- **Material provided**:
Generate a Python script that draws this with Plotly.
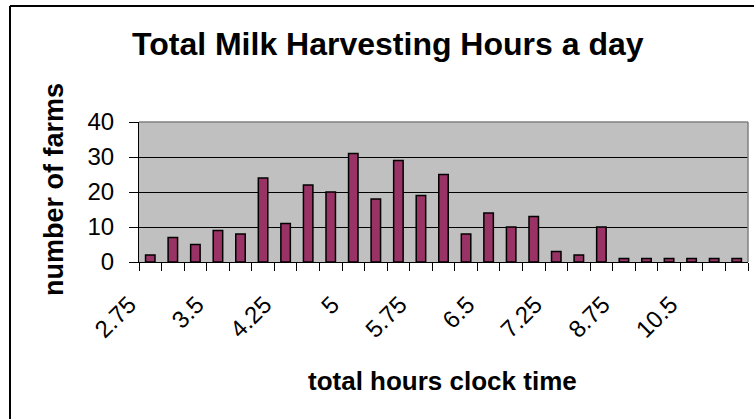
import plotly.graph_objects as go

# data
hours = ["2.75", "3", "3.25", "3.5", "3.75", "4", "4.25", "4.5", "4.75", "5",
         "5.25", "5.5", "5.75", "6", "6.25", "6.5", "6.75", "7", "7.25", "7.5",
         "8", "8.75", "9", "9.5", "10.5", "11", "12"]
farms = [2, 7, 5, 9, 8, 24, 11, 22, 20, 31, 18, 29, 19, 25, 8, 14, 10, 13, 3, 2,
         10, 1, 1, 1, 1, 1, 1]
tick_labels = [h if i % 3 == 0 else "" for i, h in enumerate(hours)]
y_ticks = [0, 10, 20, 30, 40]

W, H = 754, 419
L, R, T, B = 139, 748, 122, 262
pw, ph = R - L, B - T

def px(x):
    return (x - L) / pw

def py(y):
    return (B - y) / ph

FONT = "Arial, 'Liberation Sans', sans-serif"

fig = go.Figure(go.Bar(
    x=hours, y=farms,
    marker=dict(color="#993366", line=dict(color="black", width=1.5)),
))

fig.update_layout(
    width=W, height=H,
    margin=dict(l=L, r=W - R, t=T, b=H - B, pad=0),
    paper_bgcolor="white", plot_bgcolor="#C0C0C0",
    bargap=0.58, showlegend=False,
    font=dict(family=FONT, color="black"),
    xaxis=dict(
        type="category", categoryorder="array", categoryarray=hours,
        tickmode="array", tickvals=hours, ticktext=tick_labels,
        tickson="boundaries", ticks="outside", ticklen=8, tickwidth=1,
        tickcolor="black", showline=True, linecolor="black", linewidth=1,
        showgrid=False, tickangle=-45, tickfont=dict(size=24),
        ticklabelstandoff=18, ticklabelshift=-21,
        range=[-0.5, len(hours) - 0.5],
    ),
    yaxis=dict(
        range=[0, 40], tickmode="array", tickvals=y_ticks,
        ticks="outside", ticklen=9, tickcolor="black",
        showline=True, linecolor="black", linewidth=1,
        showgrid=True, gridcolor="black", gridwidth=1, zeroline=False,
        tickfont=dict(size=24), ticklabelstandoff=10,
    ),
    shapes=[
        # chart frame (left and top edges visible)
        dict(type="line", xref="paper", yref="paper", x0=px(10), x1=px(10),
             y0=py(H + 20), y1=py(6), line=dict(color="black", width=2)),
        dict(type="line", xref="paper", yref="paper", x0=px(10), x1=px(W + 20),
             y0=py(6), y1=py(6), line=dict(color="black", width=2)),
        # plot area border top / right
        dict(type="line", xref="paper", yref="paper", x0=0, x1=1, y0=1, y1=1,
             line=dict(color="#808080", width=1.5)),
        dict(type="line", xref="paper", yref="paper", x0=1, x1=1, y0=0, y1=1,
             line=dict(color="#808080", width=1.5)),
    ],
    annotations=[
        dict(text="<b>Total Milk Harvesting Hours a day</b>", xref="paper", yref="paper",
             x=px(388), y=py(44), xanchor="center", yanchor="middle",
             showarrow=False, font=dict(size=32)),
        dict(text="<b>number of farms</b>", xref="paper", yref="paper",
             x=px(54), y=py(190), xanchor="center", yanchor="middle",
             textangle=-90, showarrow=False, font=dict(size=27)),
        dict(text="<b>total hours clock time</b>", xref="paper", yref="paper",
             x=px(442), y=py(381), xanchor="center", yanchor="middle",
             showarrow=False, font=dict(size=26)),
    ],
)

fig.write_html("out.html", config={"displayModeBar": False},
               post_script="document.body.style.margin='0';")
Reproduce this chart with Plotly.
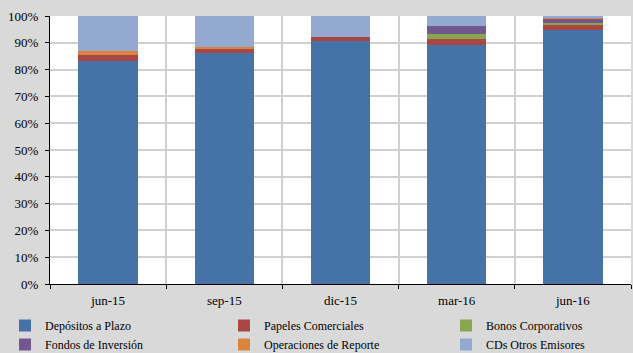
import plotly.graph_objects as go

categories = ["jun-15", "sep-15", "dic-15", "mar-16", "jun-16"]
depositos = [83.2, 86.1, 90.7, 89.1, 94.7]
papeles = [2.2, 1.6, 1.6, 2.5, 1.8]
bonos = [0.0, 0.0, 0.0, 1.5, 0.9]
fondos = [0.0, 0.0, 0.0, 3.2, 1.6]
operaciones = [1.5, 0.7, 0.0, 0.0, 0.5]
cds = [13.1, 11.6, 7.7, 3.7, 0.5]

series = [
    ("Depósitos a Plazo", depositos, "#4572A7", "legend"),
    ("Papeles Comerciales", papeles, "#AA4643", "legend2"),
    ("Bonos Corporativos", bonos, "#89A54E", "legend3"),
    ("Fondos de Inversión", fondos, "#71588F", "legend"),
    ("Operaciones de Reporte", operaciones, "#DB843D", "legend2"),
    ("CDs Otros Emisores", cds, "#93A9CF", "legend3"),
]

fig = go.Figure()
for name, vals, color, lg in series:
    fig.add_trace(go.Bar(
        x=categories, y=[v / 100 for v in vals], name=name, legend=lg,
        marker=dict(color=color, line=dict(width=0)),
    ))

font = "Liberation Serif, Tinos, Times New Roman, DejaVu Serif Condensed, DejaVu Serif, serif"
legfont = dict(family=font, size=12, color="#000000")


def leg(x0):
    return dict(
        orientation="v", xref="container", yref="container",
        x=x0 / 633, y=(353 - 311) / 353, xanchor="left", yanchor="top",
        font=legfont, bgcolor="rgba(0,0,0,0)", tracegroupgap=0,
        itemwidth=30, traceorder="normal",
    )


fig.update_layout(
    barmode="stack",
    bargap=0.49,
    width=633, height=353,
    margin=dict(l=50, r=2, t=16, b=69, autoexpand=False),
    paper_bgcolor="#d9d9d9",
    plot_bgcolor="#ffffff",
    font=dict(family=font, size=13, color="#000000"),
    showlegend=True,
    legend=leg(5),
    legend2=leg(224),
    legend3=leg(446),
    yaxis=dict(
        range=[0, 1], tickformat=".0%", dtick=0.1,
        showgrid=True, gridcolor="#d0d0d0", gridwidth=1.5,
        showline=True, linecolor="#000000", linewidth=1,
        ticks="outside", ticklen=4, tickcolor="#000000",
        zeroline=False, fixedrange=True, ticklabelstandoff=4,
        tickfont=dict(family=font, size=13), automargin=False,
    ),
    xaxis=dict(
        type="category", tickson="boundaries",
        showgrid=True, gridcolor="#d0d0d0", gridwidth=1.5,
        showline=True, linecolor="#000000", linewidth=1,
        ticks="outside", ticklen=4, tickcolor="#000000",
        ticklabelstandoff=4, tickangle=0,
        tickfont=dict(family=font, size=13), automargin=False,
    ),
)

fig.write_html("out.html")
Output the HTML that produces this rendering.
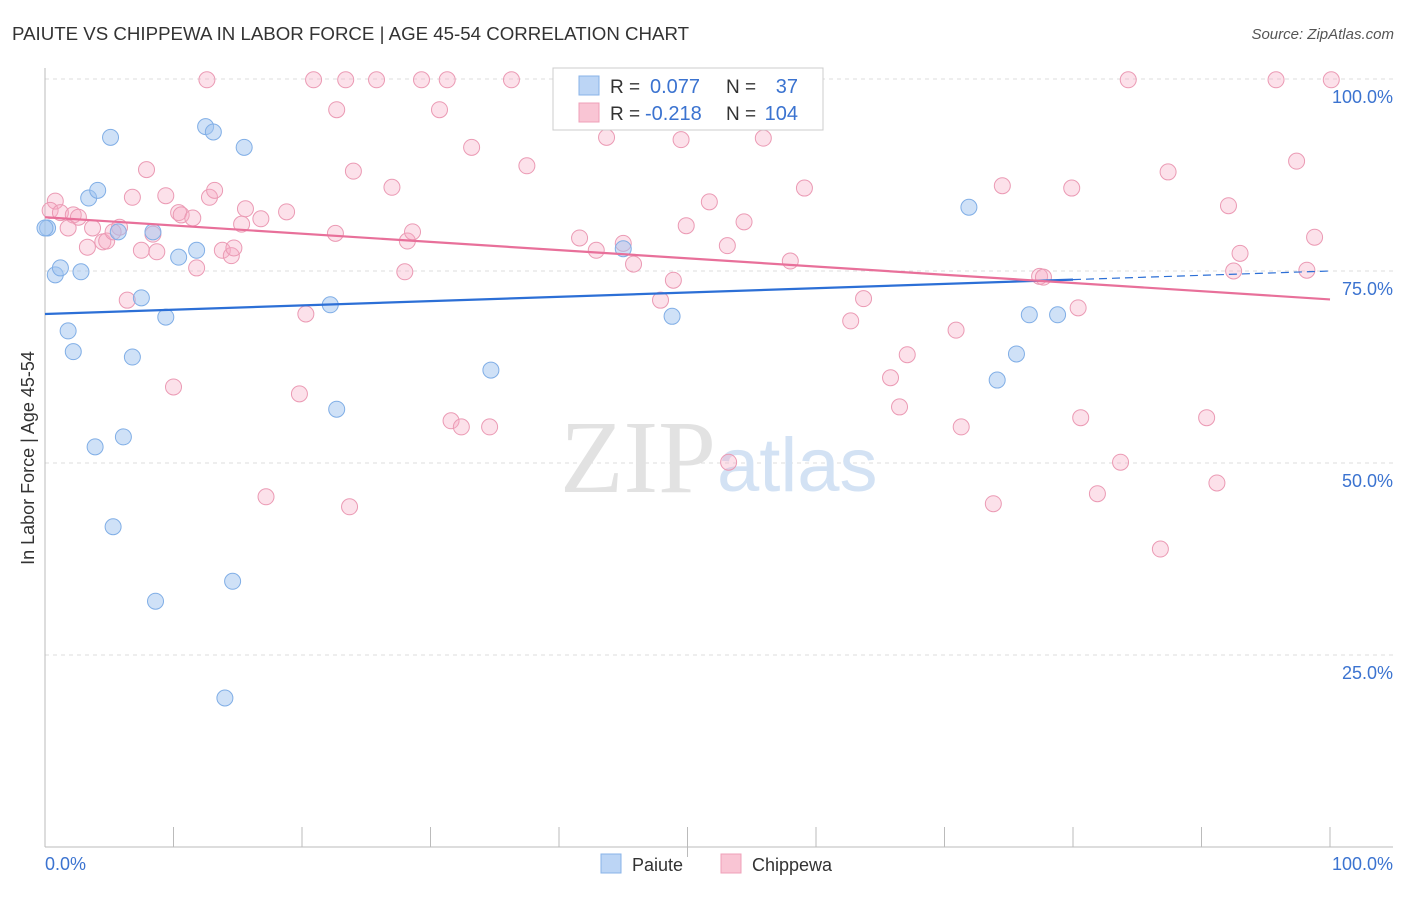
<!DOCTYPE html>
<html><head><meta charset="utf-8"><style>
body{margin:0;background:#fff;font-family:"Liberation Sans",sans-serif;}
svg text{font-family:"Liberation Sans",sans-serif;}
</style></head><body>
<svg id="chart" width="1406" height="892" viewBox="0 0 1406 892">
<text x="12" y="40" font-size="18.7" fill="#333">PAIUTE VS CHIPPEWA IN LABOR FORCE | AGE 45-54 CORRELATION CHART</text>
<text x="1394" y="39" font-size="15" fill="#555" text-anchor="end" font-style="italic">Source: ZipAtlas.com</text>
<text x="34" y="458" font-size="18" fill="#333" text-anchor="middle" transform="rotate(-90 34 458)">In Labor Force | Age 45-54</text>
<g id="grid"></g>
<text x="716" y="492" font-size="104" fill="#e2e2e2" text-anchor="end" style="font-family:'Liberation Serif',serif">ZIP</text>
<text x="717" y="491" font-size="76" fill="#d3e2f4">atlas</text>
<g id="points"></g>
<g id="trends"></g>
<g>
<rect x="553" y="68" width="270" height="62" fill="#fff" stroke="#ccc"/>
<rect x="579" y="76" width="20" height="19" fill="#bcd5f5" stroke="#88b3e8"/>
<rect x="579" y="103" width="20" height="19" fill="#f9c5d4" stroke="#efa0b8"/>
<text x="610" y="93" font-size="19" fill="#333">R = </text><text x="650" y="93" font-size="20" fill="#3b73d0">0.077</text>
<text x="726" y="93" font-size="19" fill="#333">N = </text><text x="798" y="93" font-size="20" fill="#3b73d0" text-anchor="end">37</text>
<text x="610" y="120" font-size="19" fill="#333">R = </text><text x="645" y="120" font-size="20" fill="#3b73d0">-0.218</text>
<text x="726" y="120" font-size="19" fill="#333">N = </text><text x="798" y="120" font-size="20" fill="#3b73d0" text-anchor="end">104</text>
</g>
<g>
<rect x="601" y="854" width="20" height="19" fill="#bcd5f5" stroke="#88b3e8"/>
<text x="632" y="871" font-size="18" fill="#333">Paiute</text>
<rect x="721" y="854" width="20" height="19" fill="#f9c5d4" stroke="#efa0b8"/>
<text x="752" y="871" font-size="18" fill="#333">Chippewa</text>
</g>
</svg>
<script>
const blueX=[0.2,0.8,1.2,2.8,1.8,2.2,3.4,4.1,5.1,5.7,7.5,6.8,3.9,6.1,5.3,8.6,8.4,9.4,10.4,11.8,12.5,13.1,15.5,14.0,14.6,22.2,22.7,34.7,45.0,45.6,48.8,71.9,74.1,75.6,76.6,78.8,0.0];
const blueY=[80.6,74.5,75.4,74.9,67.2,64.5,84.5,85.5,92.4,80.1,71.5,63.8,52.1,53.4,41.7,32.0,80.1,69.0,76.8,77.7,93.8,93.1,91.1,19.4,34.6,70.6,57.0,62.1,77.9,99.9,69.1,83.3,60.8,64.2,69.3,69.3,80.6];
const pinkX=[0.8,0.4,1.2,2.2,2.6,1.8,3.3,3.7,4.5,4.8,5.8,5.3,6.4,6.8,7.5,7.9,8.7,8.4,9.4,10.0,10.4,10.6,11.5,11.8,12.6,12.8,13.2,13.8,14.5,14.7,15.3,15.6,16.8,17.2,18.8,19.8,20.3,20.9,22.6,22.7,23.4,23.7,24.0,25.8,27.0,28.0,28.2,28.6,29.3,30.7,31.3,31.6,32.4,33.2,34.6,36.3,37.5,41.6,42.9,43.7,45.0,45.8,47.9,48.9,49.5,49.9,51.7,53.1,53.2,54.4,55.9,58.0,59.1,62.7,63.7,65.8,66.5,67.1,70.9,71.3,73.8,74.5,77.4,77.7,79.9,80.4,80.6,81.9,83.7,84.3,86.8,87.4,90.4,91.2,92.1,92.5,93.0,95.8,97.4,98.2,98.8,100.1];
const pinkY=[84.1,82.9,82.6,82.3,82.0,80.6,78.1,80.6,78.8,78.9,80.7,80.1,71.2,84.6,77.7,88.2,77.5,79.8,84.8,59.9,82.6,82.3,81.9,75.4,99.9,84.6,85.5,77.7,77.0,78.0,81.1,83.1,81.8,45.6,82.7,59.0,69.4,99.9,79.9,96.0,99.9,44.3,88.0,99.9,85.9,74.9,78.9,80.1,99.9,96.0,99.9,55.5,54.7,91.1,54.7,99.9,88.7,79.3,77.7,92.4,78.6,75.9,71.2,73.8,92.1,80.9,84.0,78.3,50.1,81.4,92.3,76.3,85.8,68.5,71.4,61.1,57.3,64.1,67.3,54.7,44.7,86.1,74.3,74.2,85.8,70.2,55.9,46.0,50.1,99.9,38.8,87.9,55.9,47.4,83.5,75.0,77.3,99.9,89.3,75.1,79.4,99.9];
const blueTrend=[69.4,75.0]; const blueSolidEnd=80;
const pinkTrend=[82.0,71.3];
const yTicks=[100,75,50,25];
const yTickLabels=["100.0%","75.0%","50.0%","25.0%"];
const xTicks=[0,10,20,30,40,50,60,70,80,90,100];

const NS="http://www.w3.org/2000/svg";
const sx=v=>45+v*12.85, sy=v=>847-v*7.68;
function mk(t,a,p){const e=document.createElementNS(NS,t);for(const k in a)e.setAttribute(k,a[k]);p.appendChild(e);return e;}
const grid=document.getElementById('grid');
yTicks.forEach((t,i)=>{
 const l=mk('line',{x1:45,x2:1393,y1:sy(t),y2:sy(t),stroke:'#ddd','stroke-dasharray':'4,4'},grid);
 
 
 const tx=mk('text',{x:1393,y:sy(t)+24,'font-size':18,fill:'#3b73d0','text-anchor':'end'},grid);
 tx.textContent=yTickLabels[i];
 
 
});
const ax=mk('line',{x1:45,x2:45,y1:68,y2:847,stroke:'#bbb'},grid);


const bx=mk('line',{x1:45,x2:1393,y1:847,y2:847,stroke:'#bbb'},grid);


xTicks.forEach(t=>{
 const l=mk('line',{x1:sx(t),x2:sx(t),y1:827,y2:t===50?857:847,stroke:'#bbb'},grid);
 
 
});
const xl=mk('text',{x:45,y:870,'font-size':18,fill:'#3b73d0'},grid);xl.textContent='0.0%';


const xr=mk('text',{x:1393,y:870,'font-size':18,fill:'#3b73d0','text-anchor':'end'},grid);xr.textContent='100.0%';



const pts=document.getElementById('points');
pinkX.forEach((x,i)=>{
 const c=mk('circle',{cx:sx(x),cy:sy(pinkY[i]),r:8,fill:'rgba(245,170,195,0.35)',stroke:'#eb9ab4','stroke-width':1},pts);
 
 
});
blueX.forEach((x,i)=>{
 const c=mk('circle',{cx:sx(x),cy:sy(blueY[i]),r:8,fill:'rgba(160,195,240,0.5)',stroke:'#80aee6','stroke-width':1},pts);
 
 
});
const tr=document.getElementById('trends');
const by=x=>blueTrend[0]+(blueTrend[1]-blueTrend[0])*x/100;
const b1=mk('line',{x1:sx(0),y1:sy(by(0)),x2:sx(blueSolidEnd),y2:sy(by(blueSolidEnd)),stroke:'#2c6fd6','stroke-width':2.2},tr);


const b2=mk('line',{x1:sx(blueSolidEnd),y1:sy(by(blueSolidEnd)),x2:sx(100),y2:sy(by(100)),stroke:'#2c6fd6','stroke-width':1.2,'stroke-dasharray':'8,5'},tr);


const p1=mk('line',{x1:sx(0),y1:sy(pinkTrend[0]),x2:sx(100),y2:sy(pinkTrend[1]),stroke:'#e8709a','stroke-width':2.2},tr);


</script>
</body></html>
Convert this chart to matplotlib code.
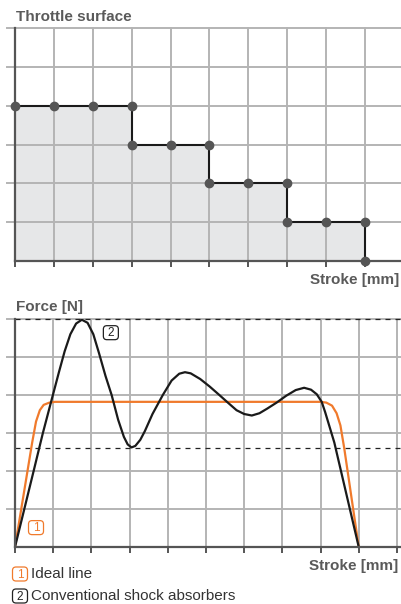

- **Exercise**: From the listing, copy every line where the string "that" appears.

- **Output of the exercise**:
Generate a Python script that draws this with Plotly.
Output the HTML that produces this rendering.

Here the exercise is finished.